BRIEF » Pick every line with "this" from the material below.
------ MATERIAL TO PROCESS
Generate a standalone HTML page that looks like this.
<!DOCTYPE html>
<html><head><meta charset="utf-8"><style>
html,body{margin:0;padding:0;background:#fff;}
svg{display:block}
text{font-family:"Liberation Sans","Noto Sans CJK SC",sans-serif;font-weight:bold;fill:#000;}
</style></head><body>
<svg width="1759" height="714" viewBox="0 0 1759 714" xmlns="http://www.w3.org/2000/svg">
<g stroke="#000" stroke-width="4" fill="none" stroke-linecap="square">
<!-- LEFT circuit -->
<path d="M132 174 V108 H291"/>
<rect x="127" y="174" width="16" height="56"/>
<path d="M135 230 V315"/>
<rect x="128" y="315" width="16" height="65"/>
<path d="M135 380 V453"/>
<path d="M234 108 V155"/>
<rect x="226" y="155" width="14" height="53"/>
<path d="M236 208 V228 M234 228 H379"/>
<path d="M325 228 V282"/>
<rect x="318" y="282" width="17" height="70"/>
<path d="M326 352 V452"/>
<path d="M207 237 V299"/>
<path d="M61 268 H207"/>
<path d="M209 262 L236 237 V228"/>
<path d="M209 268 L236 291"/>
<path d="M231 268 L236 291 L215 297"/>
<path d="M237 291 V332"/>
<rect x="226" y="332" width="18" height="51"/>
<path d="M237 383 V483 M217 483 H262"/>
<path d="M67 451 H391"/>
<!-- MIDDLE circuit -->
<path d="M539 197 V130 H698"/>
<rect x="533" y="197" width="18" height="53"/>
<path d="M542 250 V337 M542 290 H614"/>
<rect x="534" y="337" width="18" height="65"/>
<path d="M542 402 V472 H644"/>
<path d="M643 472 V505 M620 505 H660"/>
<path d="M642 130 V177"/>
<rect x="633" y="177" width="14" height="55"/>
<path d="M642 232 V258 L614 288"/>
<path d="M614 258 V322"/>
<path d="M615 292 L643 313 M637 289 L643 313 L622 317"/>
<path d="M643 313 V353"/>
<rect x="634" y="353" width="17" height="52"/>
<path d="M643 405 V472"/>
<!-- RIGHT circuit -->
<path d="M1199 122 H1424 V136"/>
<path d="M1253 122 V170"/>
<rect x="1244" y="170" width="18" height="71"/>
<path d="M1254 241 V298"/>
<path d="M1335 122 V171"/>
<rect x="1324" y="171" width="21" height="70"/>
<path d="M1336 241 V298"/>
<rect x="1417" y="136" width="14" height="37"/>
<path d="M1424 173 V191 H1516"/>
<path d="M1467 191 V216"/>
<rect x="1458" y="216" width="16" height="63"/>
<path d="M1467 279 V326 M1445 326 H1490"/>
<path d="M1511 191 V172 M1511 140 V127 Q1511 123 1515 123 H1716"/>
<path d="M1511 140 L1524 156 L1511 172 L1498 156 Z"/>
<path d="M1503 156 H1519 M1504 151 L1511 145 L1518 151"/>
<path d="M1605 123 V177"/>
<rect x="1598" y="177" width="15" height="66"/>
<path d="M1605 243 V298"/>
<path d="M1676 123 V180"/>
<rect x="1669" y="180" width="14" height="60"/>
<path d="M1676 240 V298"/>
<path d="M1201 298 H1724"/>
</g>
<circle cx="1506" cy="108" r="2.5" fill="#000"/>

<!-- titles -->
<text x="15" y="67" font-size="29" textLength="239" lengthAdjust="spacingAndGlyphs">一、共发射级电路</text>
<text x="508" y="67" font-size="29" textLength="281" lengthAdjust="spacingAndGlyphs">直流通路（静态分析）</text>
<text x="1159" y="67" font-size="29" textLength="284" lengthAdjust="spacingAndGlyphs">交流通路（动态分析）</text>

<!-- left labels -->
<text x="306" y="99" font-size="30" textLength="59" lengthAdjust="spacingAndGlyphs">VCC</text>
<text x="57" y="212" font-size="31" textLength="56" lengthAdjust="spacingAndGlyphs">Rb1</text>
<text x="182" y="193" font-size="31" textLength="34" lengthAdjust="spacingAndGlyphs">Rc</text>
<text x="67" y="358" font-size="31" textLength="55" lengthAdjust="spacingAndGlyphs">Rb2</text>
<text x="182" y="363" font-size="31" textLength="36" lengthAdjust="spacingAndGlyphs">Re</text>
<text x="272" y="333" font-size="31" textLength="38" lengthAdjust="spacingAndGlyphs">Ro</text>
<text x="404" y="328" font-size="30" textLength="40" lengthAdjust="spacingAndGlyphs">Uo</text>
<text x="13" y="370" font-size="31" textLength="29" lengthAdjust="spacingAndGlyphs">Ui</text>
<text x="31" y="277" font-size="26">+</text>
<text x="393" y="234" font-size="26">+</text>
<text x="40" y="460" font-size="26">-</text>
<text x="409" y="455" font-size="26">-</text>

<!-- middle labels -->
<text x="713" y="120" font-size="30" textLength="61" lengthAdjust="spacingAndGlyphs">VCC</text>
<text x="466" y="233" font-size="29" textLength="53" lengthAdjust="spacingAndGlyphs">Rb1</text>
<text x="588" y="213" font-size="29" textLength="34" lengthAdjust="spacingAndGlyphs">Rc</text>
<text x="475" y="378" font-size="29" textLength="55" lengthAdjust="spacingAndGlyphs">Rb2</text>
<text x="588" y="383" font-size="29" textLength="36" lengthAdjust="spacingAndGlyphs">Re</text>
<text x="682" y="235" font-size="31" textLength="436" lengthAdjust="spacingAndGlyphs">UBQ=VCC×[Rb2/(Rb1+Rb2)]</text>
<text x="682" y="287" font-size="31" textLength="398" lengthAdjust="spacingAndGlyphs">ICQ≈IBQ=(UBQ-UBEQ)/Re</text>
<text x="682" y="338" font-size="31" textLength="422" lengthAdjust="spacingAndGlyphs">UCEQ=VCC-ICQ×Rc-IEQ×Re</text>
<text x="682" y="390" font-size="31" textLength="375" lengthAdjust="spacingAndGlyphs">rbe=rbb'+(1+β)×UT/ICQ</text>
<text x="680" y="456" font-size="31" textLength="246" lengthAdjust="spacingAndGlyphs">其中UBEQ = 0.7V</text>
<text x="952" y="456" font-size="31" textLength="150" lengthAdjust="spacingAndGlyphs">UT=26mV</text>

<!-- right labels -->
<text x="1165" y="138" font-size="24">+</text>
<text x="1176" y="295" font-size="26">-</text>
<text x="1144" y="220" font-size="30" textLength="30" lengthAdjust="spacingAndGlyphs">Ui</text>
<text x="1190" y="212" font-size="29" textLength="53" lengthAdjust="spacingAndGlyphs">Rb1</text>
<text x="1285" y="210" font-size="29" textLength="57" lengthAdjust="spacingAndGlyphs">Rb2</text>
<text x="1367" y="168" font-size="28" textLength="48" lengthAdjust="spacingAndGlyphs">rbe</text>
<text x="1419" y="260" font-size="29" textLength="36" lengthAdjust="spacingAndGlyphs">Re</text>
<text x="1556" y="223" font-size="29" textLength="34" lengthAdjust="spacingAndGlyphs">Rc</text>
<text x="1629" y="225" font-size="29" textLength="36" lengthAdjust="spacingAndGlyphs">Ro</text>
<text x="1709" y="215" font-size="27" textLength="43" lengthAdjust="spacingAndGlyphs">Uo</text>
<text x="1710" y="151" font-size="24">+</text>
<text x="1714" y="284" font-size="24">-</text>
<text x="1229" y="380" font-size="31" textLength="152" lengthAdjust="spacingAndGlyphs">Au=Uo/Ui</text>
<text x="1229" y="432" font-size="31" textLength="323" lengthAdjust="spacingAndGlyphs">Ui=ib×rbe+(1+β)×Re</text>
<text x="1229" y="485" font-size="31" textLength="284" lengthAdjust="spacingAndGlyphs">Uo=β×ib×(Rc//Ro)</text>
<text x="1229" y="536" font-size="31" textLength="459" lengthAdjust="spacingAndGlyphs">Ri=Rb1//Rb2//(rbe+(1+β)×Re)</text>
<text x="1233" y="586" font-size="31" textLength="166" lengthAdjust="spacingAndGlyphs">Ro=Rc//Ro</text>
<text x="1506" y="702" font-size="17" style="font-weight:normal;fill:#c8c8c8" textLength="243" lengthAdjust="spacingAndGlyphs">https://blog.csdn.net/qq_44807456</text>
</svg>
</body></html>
------------
------ MATERIAL TO PROCESS
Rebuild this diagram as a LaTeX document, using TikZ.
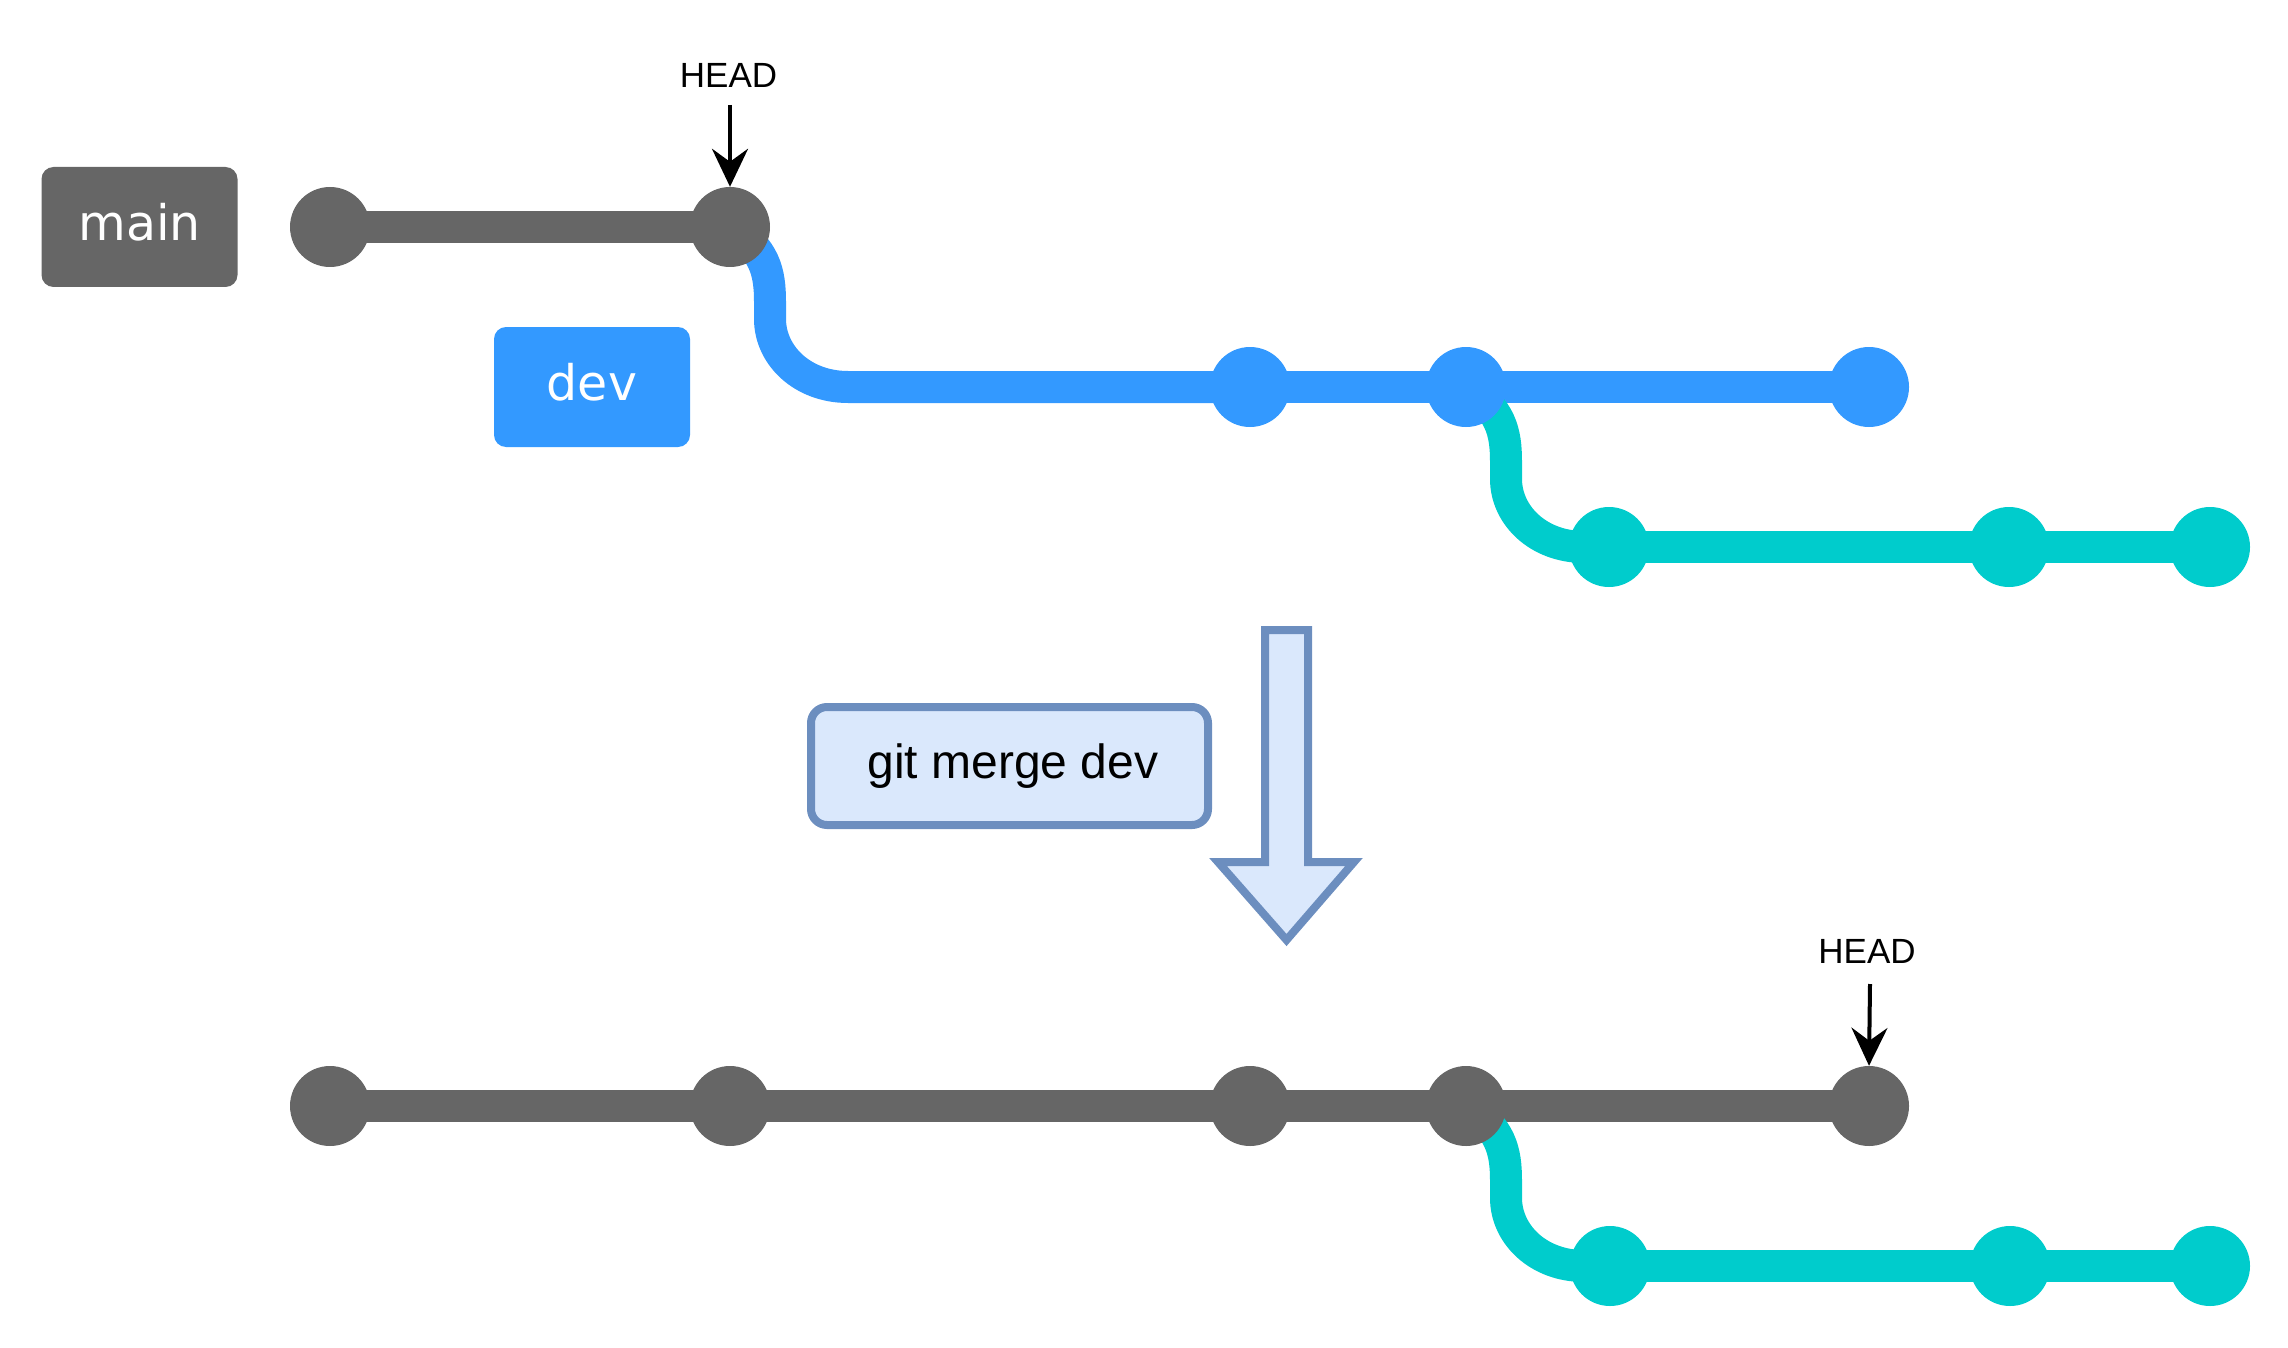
------------
------ MATERIAL TO PROCESS
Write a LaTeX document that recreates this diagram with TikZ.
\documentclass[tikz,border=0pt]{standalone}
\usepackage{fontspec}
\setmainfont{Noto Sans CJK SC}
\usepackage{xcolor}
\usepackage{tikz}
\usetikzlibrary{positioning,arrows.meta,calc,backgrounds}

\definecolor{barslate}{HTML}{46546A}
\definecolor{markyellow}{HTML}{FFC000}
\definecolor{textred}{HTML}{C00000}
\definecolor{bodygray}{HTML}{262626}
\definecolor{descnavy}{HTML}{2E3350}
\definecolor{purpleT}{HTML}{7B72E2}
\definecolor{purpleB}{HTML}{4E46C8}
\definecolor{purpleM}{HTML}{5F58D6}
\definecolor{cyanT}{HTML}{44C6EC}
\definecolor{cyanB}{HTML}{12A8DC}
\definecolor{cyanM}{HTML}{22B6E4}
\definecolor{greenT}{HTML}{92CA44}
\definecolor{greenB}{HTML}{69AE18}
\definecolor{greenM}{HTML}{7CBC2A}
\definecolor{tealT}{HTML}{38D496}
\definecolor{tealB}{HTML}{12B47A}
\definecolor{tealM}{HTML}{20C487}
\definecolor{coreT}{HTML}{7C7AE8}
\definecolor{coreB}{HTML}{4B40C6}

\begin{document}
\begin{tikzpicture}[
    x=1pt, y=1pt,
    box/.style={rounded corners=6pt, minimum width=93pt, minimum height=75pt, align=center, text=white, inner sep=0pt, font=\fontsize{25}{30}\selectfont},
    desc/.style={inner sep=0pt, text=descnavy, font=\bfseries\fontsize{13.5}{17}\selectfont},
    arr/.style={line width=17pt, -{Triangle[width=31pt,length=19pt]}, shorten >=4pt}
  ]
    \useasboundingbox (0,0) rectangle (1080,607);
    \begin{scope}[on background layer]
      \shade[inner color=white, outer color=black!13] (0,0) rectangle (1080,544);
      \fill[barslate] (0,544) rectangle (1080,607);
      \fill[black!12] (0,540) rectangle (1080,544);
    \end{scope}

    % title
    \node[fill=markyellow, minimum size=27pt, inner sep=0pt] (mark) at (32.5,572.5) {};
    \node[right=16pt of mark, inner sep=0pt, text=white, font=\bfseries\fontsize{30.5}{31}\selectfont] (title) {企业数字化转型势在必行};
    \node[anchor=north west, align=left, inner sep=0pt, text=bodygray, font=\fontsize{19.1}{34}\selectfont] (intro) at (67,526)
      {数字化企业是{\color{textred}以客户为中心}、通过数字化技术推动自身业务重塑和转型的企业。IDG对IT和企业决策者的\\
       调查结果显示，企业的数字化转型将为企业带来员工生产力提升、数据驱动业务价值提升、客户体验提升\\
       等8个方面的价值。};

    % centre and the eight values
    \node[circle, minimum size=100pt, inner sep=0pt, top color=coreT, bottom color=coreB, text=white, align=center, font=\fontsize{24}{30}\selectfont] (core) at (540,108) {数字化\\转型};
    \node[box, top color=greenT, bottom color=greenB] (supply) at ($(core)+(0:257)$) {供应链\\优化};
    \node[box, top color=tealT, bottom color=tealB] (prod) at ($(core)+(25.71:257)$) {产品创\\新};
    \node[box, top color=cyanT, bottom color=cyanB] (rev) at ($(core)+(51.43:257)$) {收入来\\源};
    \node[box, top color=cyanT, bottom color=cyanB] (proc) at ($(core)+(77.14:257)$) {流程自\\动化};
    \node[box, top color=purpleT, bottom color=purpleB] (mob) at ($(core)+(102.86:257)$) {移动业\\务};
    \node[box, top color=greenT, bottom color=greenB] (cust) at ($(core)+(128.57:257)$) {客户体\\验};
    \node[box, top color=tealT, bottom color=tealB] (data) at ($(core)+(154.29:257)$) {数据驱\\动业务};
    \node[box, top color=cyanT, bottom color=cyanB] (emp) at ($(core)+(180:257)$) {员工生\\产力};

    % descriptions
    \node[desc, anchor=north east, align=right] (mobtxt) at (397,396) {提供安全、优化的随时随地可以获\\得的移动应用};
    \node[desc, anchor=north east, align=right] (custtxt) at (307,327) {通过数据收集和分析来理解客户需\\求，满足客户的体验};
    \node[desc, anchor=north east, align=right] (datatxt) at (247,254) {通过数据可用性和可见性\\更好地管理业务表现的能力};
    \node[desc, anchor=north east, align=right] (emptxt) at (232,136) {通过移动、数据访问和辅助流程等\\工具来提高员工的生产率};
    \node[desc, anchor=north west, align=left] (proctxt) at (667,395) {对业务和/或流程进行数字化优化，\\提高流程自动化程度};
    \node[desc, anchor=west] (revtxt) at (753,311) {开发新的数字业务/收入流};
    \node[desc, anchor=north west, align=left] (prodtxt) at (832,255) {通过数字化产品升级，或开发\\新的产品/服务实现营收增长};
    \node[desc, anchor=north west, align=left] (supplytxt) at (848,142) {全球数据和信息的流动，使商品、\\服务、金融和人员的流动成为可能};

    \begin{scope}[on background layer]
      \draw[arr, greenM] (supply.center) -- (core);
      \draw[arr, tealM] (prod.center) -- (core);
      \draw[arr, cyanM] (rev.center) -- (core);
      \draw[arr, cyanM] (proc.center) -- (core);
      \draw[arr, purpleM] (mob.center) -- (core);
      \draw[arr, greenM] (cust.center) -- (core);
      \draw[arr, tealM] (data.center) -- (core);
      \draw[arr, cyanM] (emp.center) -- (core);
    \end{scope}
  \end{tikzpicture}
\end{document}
------------
OUTPUT OF THE TASK »
Generate a standalone HTML page that looks like this.
Rebuild this diagram as a LaTeX document, using TikZ.
Write a LaTeX document that recreates this diagram with TikZ.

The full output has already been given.